After completing its purchasing campaign, the company bulldozed 30 farmhouses, many of them more than a century old, as well as farm storage and processing buildings, in this region known as the Dufferin Highlands.

Then, last year, not so subtly changing its name to the Scots-friendly “Highland Companies,” the smooth-talking PR specialist hired by the Boston moneymen suddenly announced the firm needed to diversify by creating the world’s largest gravel pit. Though not in so many words.

More than 2,300 acres of Canada’s richest farmland, he declared, would be carved out into a humongous, 60-metre-deep quarry to produce what the company elegantly terms “Amabel dolostone.” It’s what the rest of us know as gravel, after it is excavated from the limestone bedrock and crushed up in a massive industrial operation.

That’s a pretty big hole in the ground. And what, do you recall, accompanies a hole in the ground? That’s right.

It may not be gold in this case, but there will be plenty of silver to justify the massive fib that underlies the metamorphosis of Headwater Farms, potato producer, to Highland Companies, purveyor of environmental hell.

Accordingly, some pretty high-powered communications are going into green washing this operation as an environmental gain. If you watch the cartoon-ish video on the company’s website, you might almost swallow the bait. More green space, more trees, more potatoes even.

Then I remembered the lesson I learned a quarter-century ago. If they aren’t straight up with you from the start, there’s a reason for hiding the truth. A big hole in the corporate fairytale is what will happen to the water that is filtered into absolute purity by the limestone shield the company will be grinding into gravel.

The company says it will pump 600 million litres of water a day from the quarry back into the regional watershed. To put it in perspective, that’s the volume of water used by 2.7 million Ontario residents each day. Even if we believe the company position that it has the technology to accomplish this feat, critics point out that it would take three days of storage to settle the sediment that would be stirred up in the water by the quarrying operations, thereby tripling the amount of water the company would have to handle on a daily basis to 1.8 billion litres to prevent the massive quarries (since there would be several) from becoming instant blue areas on regional maps.

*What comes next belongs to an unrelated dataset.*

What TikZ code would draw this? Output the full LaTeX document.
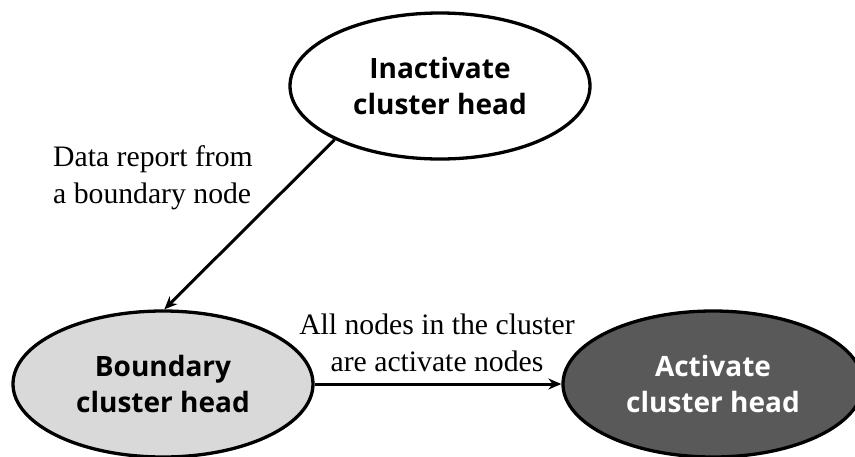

It’s a lot of water to swallow. For their part, the experts in Ontario’s Ministry of the Environment don’t believe the hype. According to a story in the Toronto Star last week, a ministry report observed that the company’s analysis “failed to demonstrate a three-dimensional understanding of the geology, hydrogeology and hydrology of the site.”

That’s more than a bit troubling for those who live – and drink – in the region. But it’s consistent with the story.

While it might not be an immediate concern for the folks of Eeyou Istchee, we all know there is not going to be a shortage of holes in the ground proposed in Cree territory over the next several years. So we should also ensure that we verify all the grandiose promises and soothing statements of those who stand over – and stand to profit from – those holes.